If you're evaluating whether rail makes sense for your bulk commodity freight, reach out for a lane analysis. We'll look at your specific volumes, origins, destinations, and commodity types and tell you straight whether rail improves your economics — and by how much.
Frequently Asked Questions
What commodities are best suited for bulk rail shipping?
Commodities that are heavy, high-volume, and not time-sensitive perform best on rail. The top categories include aggregates (crushed stone, sand, gravel), grain, fertilizer, steel and metals, coal, chemicals, and forest products. The common thread is high tonnage that would require dozens of trucks per shipment.
How much does bulk commodity rail shipping cost per ton?
Bulk rail rates typically range from $0.02 to $0.05 per ton-mile, compared to $0.10 to $0.20 for trucking. Actual costs depend on commodity type, distance, volume commitment, and whether you ship via unit train or manifest service.
What is the difference between a unit train and manifest service?
A unit train is a dedicated consist of 80-120 cars carrying one commodity point-to-point without stopping at classification yards. Manifest service mixes cars from multiple shippers and routes them through yards for sorting.
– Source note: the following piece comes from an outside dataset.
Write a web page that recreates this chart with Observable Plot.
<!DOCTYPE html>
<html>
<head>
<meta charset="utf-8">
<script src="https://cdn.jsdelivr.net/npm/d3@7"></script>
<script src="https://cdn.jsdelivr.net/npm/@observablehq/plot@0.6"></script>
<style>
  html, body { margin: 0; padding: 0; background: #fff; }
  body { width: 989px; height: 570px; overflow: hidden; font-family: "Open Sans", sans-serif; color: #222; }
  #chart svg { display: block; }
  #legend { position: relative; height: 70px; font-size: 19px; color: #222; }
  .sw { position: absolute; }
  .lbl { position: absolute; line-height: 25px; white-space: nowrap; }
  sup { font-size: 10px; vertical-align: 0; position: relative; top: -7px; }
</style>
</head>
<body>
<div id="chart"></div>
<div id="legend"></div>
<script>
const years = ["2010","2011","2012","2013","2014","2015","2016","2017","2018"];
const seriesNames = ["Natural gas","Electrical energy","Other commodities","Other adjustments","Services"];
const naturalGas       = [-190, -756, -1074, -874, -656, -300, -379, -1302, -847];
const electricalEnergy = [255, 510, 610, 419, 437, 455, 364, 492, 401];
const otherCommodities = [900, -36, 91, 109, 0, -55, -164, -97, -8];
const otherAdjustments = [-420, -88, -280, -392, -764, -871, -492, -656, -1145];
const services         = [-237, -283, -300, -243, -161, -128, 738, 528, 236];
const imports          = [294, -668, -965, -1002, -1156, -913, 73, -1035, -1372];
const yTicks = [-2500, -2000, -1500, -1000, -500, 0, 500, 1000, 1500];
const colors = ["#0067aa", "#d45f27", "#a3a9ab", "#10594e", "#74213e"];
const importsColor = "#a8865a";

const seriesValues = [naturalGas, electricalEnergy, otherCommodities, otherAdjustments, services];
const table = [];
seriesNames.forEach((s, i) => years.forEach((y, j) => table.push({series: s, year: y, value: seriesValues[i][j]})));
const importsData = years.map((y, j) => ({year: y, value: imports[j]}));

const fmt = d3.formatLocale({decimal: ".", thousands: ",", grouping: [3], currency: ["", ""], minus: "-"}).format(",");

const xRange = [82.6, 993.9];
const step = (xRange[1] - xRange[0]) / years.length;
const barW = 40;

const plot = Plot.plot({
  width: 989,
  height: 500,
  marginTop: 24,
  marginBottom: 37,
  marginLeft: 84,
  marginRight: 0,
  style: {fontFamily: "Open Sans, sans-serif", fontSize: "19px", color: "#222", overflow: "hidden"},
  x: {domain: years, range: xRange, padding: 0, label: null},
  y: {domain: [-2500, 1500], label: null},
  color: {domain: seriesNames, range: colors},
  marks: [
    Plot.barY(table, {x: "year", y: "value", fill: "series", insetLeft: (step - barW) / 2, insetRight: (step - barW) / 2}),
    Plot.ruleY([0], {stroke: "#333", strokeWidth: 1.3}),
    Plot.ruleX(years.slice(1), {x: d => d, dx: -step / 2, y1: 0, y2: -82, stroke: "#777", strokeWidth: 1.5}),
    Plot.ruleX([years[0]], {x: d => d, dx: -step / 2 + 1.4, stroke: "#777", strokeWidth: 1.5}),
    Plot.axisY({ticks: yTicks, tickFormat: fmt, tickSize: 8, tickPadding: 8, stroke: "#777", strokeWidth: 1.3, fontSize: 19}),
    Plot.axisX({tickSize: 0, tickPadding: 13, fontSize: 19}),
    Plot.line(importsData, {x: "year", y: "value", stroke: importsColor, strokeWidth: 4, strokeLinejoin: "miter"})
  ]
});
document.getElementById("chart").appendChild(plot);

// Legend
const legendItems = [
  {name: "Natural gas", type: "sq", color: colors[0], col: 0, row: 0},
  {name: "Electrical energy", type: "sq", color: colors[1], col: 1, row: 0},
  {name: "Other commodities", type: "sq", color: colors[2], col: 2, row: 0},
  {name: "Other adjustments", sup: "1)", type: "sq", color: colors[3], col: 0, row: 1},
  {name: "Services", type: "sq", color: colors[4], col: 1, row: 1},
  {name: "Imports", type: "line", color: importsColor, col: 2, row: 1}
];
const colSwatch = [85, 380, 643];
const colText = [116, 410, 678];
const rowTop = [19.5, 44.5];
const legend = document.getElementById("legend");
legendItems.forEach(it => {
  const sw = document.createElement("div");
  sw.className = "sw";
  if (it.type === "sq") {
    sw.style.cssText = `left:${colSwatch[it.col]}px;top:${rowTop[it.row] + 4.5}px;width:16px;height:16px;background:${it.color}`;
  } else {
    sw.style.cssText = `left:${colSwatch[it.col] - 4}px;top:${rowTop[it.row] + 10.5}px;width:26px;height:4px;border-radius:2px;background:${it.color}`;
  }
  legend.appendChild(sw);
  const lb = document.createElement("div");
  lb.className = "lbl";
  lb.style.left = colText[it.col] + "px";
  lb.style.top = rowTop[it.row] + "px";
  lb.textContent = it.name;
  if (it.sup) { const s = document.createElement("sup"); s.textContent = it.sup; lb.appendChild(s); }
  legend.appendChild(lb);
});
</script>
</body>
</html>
Unit trains are faster and 20-40% cheaper per ton, but require volume to fill the full train.
Do I need rail access at my facility to ship bulk commodities?
No. Transloading facilities provide transfer points where freight moves between rail cars and trucks. Many bulk shippers operate long-term via transload without ever building their own rail siding. If volume justifies it (500+ carloads/year), a private spur may make economic sense.
How do seasonal patterns affect bulk rail shipping costs?
Bulk rail shipping is heavily seasonal. Spring and fall see the tightest equipment supply (fertilizer and grain compete for covered hoppers). Winter is generally the best time to negotiate rates and build inventory. Shippers who plan around these cycles consistently get better rates and more reliable car supply.